_Given exercise_. All lines in the data bearing the string "with" should be identified and copied.
-----
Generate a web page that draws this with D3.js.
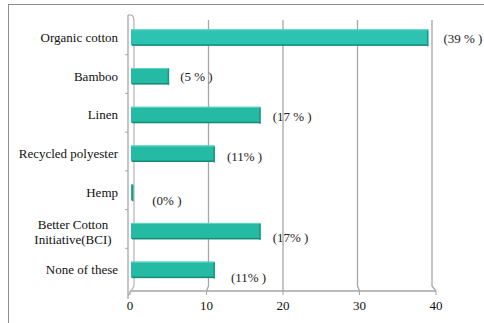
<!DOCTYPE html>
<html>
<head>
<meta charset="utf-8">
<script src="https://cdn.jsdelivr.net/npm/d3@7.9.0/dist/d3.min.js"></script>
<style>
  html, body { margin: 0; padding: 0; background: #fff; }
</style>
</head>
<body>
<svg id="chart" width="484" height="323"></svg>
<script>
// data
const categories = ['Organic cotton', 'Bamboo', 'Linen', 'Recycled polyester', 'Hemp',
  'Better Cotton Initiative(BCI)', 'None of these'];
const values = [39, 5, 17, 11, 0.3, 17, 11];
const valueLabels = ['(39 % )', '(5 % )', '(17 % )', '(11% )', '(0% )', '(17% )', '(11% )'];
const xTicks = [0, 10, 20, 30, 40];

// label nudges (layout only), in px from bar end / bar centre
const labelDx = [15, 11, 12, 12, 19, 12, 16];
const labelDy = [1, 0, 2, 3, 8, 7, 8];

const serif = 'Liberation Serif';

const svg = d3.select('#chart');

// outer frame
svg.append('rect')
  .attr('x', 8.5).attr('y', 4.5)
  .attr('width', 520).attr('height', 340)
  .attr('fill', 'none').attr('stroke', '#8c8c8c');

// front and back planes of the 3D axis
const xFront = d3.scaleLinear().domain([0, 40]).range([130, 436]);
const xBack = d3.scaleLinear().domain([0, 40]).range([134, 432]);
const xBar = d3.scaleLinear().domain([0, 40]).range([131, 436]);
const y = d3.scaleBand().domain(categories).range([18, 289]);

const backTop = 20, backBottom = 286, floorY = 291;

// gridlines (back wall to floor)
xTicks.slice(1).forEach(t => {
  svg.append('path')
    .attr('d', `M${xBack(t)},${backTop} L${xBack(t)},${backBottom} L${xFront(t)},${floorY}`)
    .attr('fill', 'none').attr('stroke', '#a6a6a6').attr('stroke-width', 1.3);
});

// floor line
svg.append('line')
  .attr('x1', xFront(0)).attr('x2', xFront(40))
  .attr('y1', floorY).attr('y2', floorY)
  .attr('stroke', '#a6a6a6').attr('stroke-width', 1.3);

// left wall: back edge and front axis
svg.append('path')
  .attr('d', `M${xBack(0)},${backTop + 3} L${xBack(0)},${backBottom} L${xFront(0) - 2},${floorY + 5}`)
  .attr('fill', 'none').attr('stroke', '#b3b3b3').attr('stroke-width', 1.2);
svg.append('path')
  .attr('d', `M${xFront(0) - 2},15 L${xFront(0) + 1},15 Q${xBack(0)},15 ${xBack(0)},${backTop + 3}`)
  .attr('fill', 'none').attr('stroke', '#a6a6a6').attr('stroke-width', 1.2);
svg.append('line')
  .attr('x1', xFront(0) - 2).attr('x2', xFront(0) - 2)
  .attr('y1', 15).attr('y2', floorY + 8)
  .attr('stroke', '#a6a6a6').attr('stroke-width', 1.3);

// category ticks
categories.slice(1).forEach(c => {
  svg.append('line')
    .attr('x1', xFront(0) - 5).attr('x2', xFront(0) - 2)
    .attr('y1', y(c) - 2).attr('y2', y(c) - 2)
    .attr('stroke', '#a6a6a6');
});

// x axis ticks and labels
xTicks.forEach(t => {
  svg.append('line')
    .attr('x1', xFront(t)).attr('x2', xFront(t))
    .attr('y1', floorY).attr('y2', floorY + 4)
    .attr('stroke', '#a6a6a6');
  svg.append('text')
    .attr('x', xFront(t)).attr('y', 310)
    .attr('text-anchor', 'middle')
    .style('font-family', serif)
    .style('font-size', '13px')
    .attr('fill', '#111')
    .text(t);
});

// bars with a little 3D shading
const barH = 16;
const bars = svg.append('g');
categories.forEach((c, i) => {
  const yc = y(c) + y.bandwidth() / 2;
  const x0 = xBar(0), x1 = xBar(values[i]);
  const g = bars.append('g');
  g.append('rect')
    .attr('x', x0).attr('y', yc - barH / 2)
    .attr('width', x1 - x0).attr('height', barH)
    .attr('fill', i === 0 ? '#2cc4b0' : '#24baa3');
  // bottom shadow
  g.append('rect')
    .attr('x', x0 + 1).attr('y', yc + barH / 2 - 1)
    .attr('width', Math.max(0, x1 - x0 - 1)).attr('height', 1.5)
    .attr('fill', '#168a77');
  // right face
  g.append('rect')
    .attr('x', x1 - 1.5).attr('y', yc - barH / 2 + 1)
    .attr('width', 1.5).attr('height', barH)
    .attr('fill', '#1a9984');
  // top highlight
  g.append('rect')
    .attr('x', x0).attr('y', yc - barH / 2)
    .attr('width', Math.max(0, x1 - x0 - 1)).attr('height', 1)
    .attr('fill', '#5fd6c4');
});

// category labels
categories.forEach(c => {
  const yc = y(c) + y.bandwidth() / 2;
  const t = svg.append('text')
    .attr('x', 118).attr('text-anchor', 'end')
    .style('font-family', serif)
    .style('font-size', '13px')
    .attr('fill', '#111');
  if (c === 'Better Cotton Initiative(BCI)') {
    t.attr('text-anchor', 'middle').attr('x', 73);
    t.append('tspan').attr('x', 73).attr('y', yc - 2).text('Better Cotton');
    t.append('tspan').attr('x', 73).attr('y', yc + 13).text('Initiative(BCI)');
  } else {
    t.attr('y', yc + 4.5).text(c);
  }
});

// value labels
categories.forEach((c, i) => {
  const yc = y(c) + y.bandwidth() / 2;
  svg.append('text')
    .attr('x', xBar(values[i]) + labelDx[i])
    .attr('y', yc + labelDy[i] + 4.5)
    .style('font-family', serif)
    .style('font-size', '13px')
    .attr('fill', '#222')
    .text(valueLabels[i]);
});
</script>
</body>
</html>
-----
_Correct answer_.
Generate a web page that draws this with D3.js.
// bars with a little 3D shading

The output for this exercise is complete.